Not only is the book include line translations, Sora and the Cloud a “Glossary,” four clips of images throughout the book with added explication under “Japanese Cultural Inspirations” and the translations for the “Japanese Short Expressions” found throughout. The information isn’t extensive: it fits on a single page, but it is awesome. Felicia Hoshino goes further than most bilingual picture books, and the reasons are explained in her “Note to Readers:”
“I wanted Sora and the Cloud to be bilingual, simply so that both my husband and I could enjoy reading it to our children in each of our native languages; for myself in English and for my husband in Japanese. I also wanted to include the following notes to introduce English readers, (myself included) to Japanese expressions and cultural elements that were inspirational to the storyline and illustrations.”
I assumed after just flipping through the pages that the pretty, soft color-palette would make for a quiet, fairly subdued read. It didn’t scream adventure, but more a sleepy daydream. It is daydream-y, but Sora and the Cloud is not sleepy.
As he grows, so, too, does Sora’s awareness of the world. He moves from a crawl to a climb, growing in stature as he moves across the pages until he pauses to consider a tree. He climbs even higher, but where can he go now? Cue the friendly cloud who carries the daring to new heights.
At such a height as to make creatures below look like insects, the creatures below become insects instead of humans in activity.
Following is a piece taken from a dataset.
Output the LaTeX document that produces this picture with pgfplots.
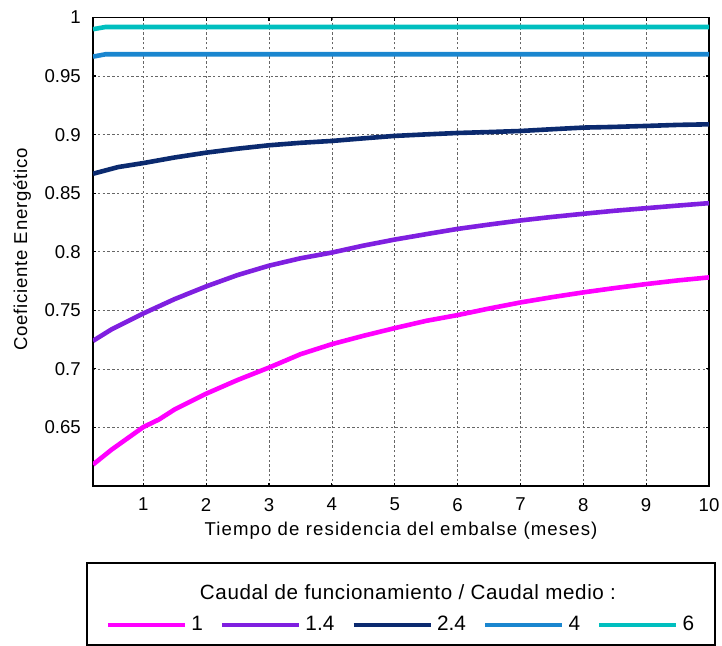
\documentclass[border=0pt]{standalone}
\usepackage{pgfplots}
\pgfplotsset{compat=1.18}
\usepackage{fontspec}
\setmainfont{Liberation Sans}
\newfontfamily\xlab[LetterSpace=6]{Liberation Sans}
\newfontfamily\ylab[LetterSpace=4]{Liberation Sans}
\newfontfamily\ltitle[LetterSpace=3]{Liberation Sans}
\definecolor{cA}{HTML}{FF00FF}
\definecolor{cB}{HTML}{7F1FE0}
\definecolor{cC}{HTML}{0B2A6F}
\definecolor{cD}{HTML}{1A86CF}
\definecolor{cE}{HTML}{00BFBF}
\begin{document}
\begin{tikzpicture}
\useasboundingbox (-46.5pt,-80pt) rectangle (314.5pt,243pt);
\begin{axis}[
  scale only axis,
  width=308pt, height=234.25pt,
  xmin=0.2, xmax=10, ymin=0.6, ymax=1,
  xtick={1,2,3,4,5,6,7,8,9,10},
  ytick={0.65,0.7,0.75,0.8,0.85,0.9,0.95,1},
  yticklabels={0.65,0.7,0.75,0.8,0.85,0.9,0.95,1},
  /pgf/number format/assume math mode=true,
  tick label style={font=\fontsize{9.3}{11}\selectfont, black},
  x tick label style={yshift=-2.5pt},
  y tick label style={xshift=-2.6pt},
  tick align=inside,
  major tick length=1.6pt,
  tick style={black, line width=0.6pt},
  axis line style={black, line width=0.6pt},
  grid=major,
  major grid style={gray!80!black, line width=0.3pt, dash pattern=on 1.2pt off 1.2pt},
  xlabel={\xlab Tiempo de residencia del embalse (meses)},
  ylabel={\ylab Coeficiente Energético},
  xlabel style={at={(axis description cs:0.5,-0.096)}, anchor=center, font=\fontsize{9.3}{11}\selectfont},
  ylabel style={at={(axis description cs:-0.115,0.505)}, anchor=center, font=\fontsize{9.3}{11}\selectfont},
  legend columns=5,
  legend style={at={(axis description cs:0.5016,-0.2967)}, anchor=center, draw=none, fill=none,
    font=\fontsize{10.4}{11}\selectfont,
    /tikz/every even column/.append style={column sep=6.5pt},
    inner sep=0pt, row sep=0pt},
  legend cell align=left,
  legend image code/.code={\draw[#1, line width=2.3pt] (0pt,0pt) -- (38.5pt,0pt);},
]
\addplot[cA, line width=2.3pt] coordinates {
(0.2,0.6183) (0.5,0.6312) (1,0.6503) (1.25,0.6568) (1.5,0.6654) (2,0.6788) (2.5,0.6905)
(3,0.7011) (3.5,0.7125) (4,0.7211) (4.5,0.7282) (5,0.7348) (5.5,0.7410) (6,0.7459)
(6.5,0.7515) (7,0.7567) (7.5,0.7612) (8,0.7653) (8.5,0.7690) (9,0.7724) (9.5,0.7755) (10,0.7781)};
\addlegendentry{1}
\addplot[cB, line width=2.3pt] coordinates {
(0.2,0.7239) (0.5,0.7339) (1,0.7473) (1.5,0.7596) (2,0.7704) (2.5,0.7801) (3,0.7881)
(3.5,0.7944) (4,0.7993) (4.5,0.8052) (5,0.8104) (5.5,0.8150) (6,0.8195) (6.5,0.8232)
(7,0.8267) (7.5,0.8297) (8,0.8324) (8.5,0.8350) (9,0.8372) (9.5,0.8394) (10,0.8415)};
\addlegendentry{1.4}
\addplot[cC, line width=2.3pt] coordinates {
(0.2,0.8666) (0.6,0.8723) (1,0.8757) (1.5,0.8805) (2,0.8846) (2.5,0.8880) (3,0.8909)
(3.5,0.8930) (4,0.8946) (4.5,0.8968) (5,0.8989) (5.5,0.9002) (6,0.9014) (6.5,0.9022)
(7,0.9031) (7.5,0.9046) (8,0.9060) (8.5,0.9066) (9,0.9074) (9.5,0.9083) (10,0.9088)};
\addlegendentry{2.4}
\addplot[cD, line width=2.3pt] coordinates {
(0.2,0.9666) (0.4,0.9686) (10,0.9686)};
\addlegendentry{4}
\addplot[cE, line width=2.3pt] coordinates {
(0.2,0.9900) (0.4,0.9919) (10,0.9919)};
\addlegendentry{6}
\end{axis}
\node[font=\fontsize{10.3}{11}\selectfont, anchor=center] at (157.5pt,-53pt) {\ltitle Caudal de funcionamiento / Caudal medio :};
\draw[black, line width=0.7pt] (-3pt,-38.5pt) rectangle (311pt,-79.6pt);
\end{tikzpicture}
\end{document}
The construction workers not only look like they use building blocks to construct skyscrapers, they literally are. And these aren’t the only toys to appear in the scene. (Love the cloud making faces in the reflective window in this sequence. And, huh, is that a female construction worker?!) “From way up in the sky, rides spin and whirl in a kaleidoscope of motion!” and if your child has yet to experience a kaleidoscope, have one on hand, and remark upon just how successful Hoshino’s effect.
The transition into waking, the continuance, yet more obvious surreality of the adventure begins to takes shape as Sora drifts back to earth. But it hasn’t all been a dream—whew! But he is ready to land to tell of his adventures to his little sister. As the story closes, the sister looks up to the cloud smiling down at her, “(konnichiwa) hello!”
As Sora explores the world around him, he encourages a new perspective and an expansion of our imaginations. It is a small picture book that invites the imagination of the reader/listener with its own. Multi-lingual or monoglot, this is one to seek out and read to the young adventurer-dreamer in your life—which should be every young person you know.